100 g (4 oz) good quality plain chocolate (minimum 70% cocoa solids)
100 g (4 oz) unsalted butter
150 g (5 oz) dark soft brown sugar
150 g (5 oz) caster sugar
2 eggs
ΒΌ tsp salt
1 tsp vanilla extract
150 g (5 oz) ground almonds
50 g (2 oz) marshmallows (cut into small pieces)
100 g (4 oz) toasted pecans (optional)


  • Pre-heat the oven to 170ºC (325ºF) Gas 3. Line a 22 cm (8½ in) square tin with a large square of foil. (You can also use a disposable square tin measuring about the same, and just brush lightly with a little sunflower oil.) Make sure the corners are carefully lined. Using a pastry brush, lightly grease the foil with a very small amount of sunflower oil, making sure the corners are well greased.
  • Melt the chocolate and butter in a double boiler or a bowl set over a pan of simmering water (you can also use a microwave), taking care the chocolate does not overheat. Stir the mixture. It should look very shiny and glossy. Remove from the heat and add the sugars and stir through allowing the sugar to dissolve a bit. The mixture may look a bit grainy at this stage but this is completely normal.
  • Add the eggs, beating well and once again the mixture will be thick and glossy. Add the salt and vanilla and then fold in the ground almonds and finally the chopped marshmallows and toasted pecans, if using. Make sure everything is well incorporated but do not overmix (you do not want lots of air in the mixture). The mixture will be quite thick and reluctant to pour.
  • Spread the mixture into the prepared tin to form an even layer. Bake for approximately 20–25 minutes or until it is just set in the middle and the edges are slightly coming away from the pan. A wooden skewer inserted in the middle should come out with just a few moist crumbs on it. If it is totally gooey, place back in the oven to bake for a few more minutes. This will not harm the brownies so check them as often as required.
  • Once they are done, leave them to cool completely in the tin before cutting them. To serve, invert the pan and then very gently peel off the foil. (If you are using a disposable tin, just press the edges of the pan to loosen the brownie a bit, invert the tin and carefully peel the tin away from the base. It should peel away easily). Place the brownies on a board and using a sharp knife, cut into squares and dust with icing sugar.


  • Do not overmix the batter. You don’t want lots of air in the mixture.
  • Always make brownies in a square pan.
  • Don’t overbake but also don’t underbake!

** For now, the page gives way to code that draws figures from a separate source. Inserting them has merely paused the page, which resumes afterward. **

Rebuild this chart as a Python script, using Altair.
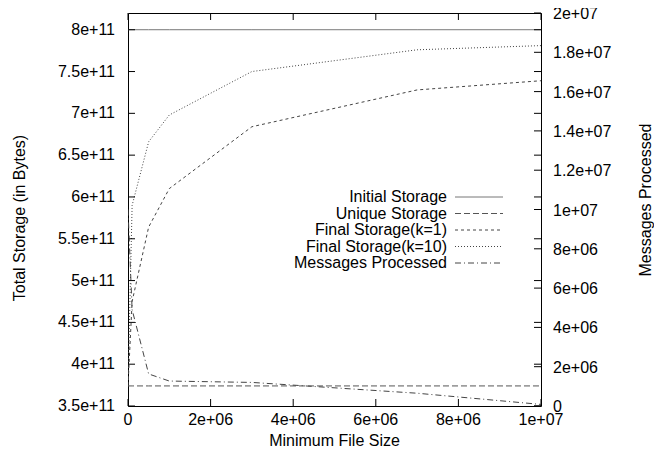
import altair as alt
import pandas as pd

SERIES = ["Initial Storage", "Unique Storage", "Final Storage(k=1)",
          "Final Storage(k=10)", "Messages Processed"]
SIZES = [0, 1e5, 5e5, 1e6, 3e6, 7e6, 1e7]
INITIAL = [8e11, 8e11, 8e11, 8e11, 8e11, 8e11, 8e11]
UNIQUE = [3.74e11, 3.74e11, 3.74e11, 3.74e11, 3.74e11, 3.74e11, 3.74e11]
K1 = [3.74e11, 4.75e11, 5.64e11, 6.10e11, 6.84e11, 7.28e11, 7.39e11]
K10 = [3.74e11, 5.90e11, 6.66e11, 6.98e11, 7.50e11, 7.76e11, 7.81e11]
MESSAGES = [1.0e7, 4.9e6, 1.63e6, 1.27e6, 1.20e6, 6.5e5, 8e4]

X_TICKS = [0, 2e6, 4e6, 6e6, 8e6, 1e7]
X_LABELS = ["0", "2e+06", "4e+06", "6e+06", "8e+06", "1e+07"]
LEFT_TICKS = [3.5e11, 4e11, 4.5e11, 5e11, 5.5e11, 6e11, 6.5e11, 7e11, 7.5e11, 8e11]
LEFT_LABELS = ["3.5e+11", "4e+11", "4.5e+11", "5e+11", "5.5e+11", "6e+11",
               "6.5e+11", "7e+11", "7.5e+11", "8e+11"]
RIGHT_TICKS = [0, 2e6, 4e6, 6e6, 8e6, 1e7, 1.2e7, 1.4e7, 1.6e7, 1.8e7, 2e7]
RIGHT_LABELS = ["0", "2e+06", "4e+06", "6e+06", "8e+06", "1e+07", "1.2e+07",
                "1.4e+07", "1.6e+07", "1.8e+07", "2e+07"]
X_TITLE = "Minimum File Size"
LEFT_TITLE = "Total Storage (in Bytes)"
RIGHT_TITLE = "Messages Processed"

DASHES = [[1, 0], [6, 3], [3, 3], [1, 2], [6, 3, 1, 3]]
COLORS = ["#777777", "#555555", "#444444", "#444444", "#444444"]

W, H = 413, 393
TL = 7
FONT = "Liberation Sans"
FS = 16

rows = []
for name, vals in zip(SERIES[:4], [INITIAL, UNIQUE, K1, K10]):
    for s, v in zip(SIZES, vals):
        rows.append({"size": s, "value": v, "series": name})
left_df = pd.DataFrame(rows)
right_df = pd.DataFrame({"size": SIZES, "value": MESSAGES, "series": SERIES[4]})

xscale = alt.Scale(domain=[0, 1e7], nice=False, zero=False)
lscale = alt.Scale(domain=[3.5e11, 8.2e11], nice=False, zero=False)
rscale = alt.Scale(domain=[0, 2e7], nice=False, zero=False)
dash = alt.StrokeDash("series:N", scale=alt.Scale(domain=SERIES, range=DASHES), legend=None)
col = alt.Color("series:N", scale=alt.Scale(domain=SERIES, range=COLORS), legend=None)


def txt(**kw):
    base = dict(font=FONT, fontSize=FS, color="black")
    base.update(kw)
    return base


left_lines = alt.Chart(left_df).mark_line(strokeWidth=1, clip=True).encode(
    x=alt.X("size:Q", scale=xscale, axis=None),
    y=alt.Y("value:Q", scale=lscale, axis=None),
    strokeDash=dash, color=col,
)

xt = pd.DataFrame({"v": X_TICKS, "label": X_LABELS})
lt = pd.DataFrame({"v": LEFT_TICKS, "label": LEFT_LABELS})
rt = pd.DataFrame({"v": RIGHT_TICKS, "label": RIGHT_LABELS})

bottom_ticks = alt.Chart(xt).mark_rule(color="black").encode(
    x=alt.X("v:Q", scale=xscale, axis=None), y=alt.value(H), y2=alt.value(H - TL))
top_ticks = alt.Chart(xt).mark_rule(color="black").encode(
    x=alt.X("v:Q", scale=xscale, axis=None), y=alt.value(0), y2=alt.value(TL))
x_labels = alt.Chart(xt).mark_text(**txt(baseline="middle", align="center")).encode(
    x=alt.X("v:Q", scale=xscale, axis=None), y=alt.value(H + 14), text="label:N")
left_ticks = alt.Chart(lt).mark_rule(color="black").encode(
    y=alt.Y("v:Q", scale=lscale, axis=None), x=alt.value(0), x2=alt.value(TL))
left_mirror = alt.Chart(lt).mark_rule(color="black").encode(
    y=alt.Y("v:Q", scale=lscale, axis=None), x=alt.value(W - TL), x2=alt.value(W))
left_labels = alt.Chart(lt).mark_text(**txt(baseline="middle", align="right")).encode(
    y=alt.Y("v:Q", scale=lscale, axis=None), x=alt.value(-13), text="label:N")

x_title = alt.Chart(pd.DataFrame({"t": [X_TITLE]})).mark_text(
    **txt(baseline="middle", align="center")).encode(
    x=alt.value(W / 2), y=alt.value(H + 35), text="t:N")
l_title = alt.Chart(pd.DataFrame({"t": [LEFT_TITLE]})).mark_text(
    **txt(baseline="middle", align="center", angle=270)).encode(
    x=alt.value(-108), y=alt.value(205), text="t:N")
r_title = alt.Chart(pd.DataFrame({"t": [RIGHT_TITLE]})).mark_text(
    **txt(baseline="middle", align="center", angle=270)).encode(
    x=alt.value(W + 105), y=alt.value(187), text="t:N")

left_group = alt.layer(left_lines, bottom_ticks, top_ticks, x_labels,
                       left_ticks, left_mirror, left_labels, x_title, l_title, r_title)

right_line = alt.Chart(right_df).mark_line(strokeWidth=1, clip=True).encode(
    x=alt.X("size:Q", scale=xscale, axis=None),
    y=alt.Y("value:Q", scale=rscale, axis=None),
    strokeDash=dash, color=col,
)
right_ticks = alt.Chart(rt).mark_rule(color="black").encode(
    y=alt.Y("v:Q", scale=rscale, axis=None), x=alt.value(W - TL), x2=alt.value(W))
right_labels = alt.Chart(rt).mark_text(**txt(baseline="middle", align="left", dy=1)).encode(
    y=alt.Y("v:Q", scale=rscale, axis=None), x=alt.value(W + 12), text="label:N")
right_group = alt.layer(right_line, right_ticks, right_labels)

leg_df = pd.DataFrame({"series": SERIES, "row": list(range(len(SERIES)))})
leg_y = alt.Y("row:Q", scale=alt.Scale(domain=[0, 4], range=[184, 250], nice=False, zero=False),
              axis=None)
leg_text = alt.Chart(leg_df).mark_text(**txt(align="right", baseline="middle")).encode(
    y=leg_y, x=alt.value(319), text="series:N")
leg_rule = alt.Chart(leg_df).mark_rule(strokeWidth=1).encode(
    y=leg_y, x=alt.value(327), x2=alt.value(375), strokeDash=dash, color=col)
legend_group = alt.layer(leg_text, leg_rule)

chart = alt.layer(left_group, right_group, legend_group).resolve_scale(
    y="independent").properties(
    width=W, height=H,
    autosize=alt.AutoSizeParams(type="none"),
    padding={"left": 120, "top": 5, "right": 113, "bottom": 43},
).configure_view(stroke="black", strokeWidth=1)

chart.save("out.html", embed_options={"renderer": "svg", "actions": False})
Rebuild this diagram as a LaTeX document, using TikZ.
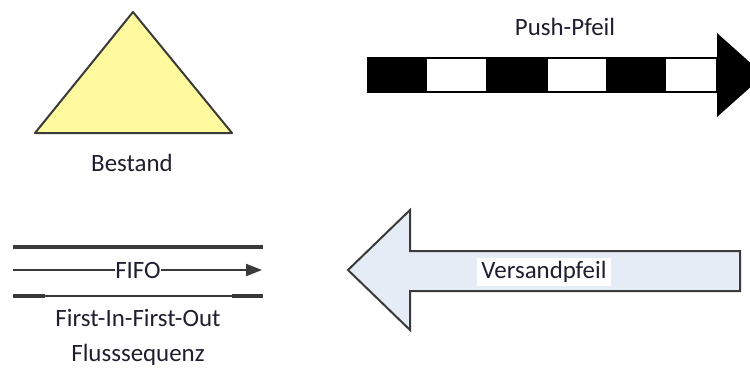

To test if the brownies are ready

Insert a wooden toothpick in the centre. There should be a few moist crumbs when you remove it. The edges should just slightly be pulling away from the pan.

Jellybrain's picture
Jellybrain wrote 14 years 13 weeks ago

a winner

I baked these and they were really easy, all my family ate them with no complaints!

LivMc26's picture
LivMc26 (not verified) wrote 14 years 12 weeks ago

Very popular

I have made these several times now, incredibly easy and a popular addition to my household! I particularly love the marshmallows. :)

coffeelady's picture
coffeelady wrote 13 years 11 weeks ago


Made these and they are absolutely fabulous - best brownies I have ever made (or tasted!) I wonder, however, if there is a knack to cutting marshmallows into pieces? I started with a sharp knife but very quickly moved on to using kitchen scissors - but oh what a mess I got into. The pieces of marshallow began sticking to the scissors, sticking to my fingers and sticking to each other in big lumps. The more I tried to separate them the more they did their own thing and stuck everywhere. Is there a secret method or tip for doing this an easy way so I don't end up with what looks like pink and white snowflakes stuck everywhere but where I want them? Or could I use small marshmallows without spoiling the (heavenly) end result? I would be grateful for advice on this.

adriana's picture
adriana wrote 13 years 11 weeks ago


Thanks for your comments and for raising the sticky issue of how to cut marshmallows.  I too use a pair of scissors to cut them up.  I usually cut them into bite size chunks so perhaps not as many small pieces as you describe and yes they can stick to everything.  My secret is just to dust them with the ground almonds as I am cutting them.  They do tend to clump together when you place them in the chocolate mixture, but as long as they are broadly distributed there isn't much harm in this.  I avoid the small little marshmallows as I find they are pretty tasteless and also they  can go  hard and bullet like when baked.  If you are in the United States or somewhere where American products are sold, you can use the mini marshmallows made by Kraft Foods.  These melt down beautifully and avoid you having to go through the hassle of cutting them. 

Suzanochka's picture
Suzanochka wrote 11 years 21 weeks ago


If you can't get hold of the mini marshmallows, a neat trick is to put the marshmallows into the ground almonds, then dip the scissor blades in the ground almonds, pick up a marshmallow and snip it into smaller pieces. You will just need to keep dipping the blades in the ground almonds as you chop each one and the job is done in no time.

These are just so yummy - already baked them twice in less than a week!

Janak's picture
Janak wrote 11 years 18 weeks ago


When you say "ground almonds" do you mean almond butter?

adriana's picture
adriana wrote 11 years 17 weeks ago


Hi Janak,

Ground almonds are almonds which have been ground finely into a flour.  If you take this process too far you end up with almond butter- which is very tasty.  I've not tried making these brownines with almond butter but now that you've put the thought in my head, it sounds rather nice. 

Janak's picture
Janak wrote 11 years 14 weeks ago


Oh, almond flour! Ha. I actually did use almond butter and if you bake for about 40-45 minutes they are really tasty. I have never heard almond flour being referred to as just ground almonds in a recipe online before.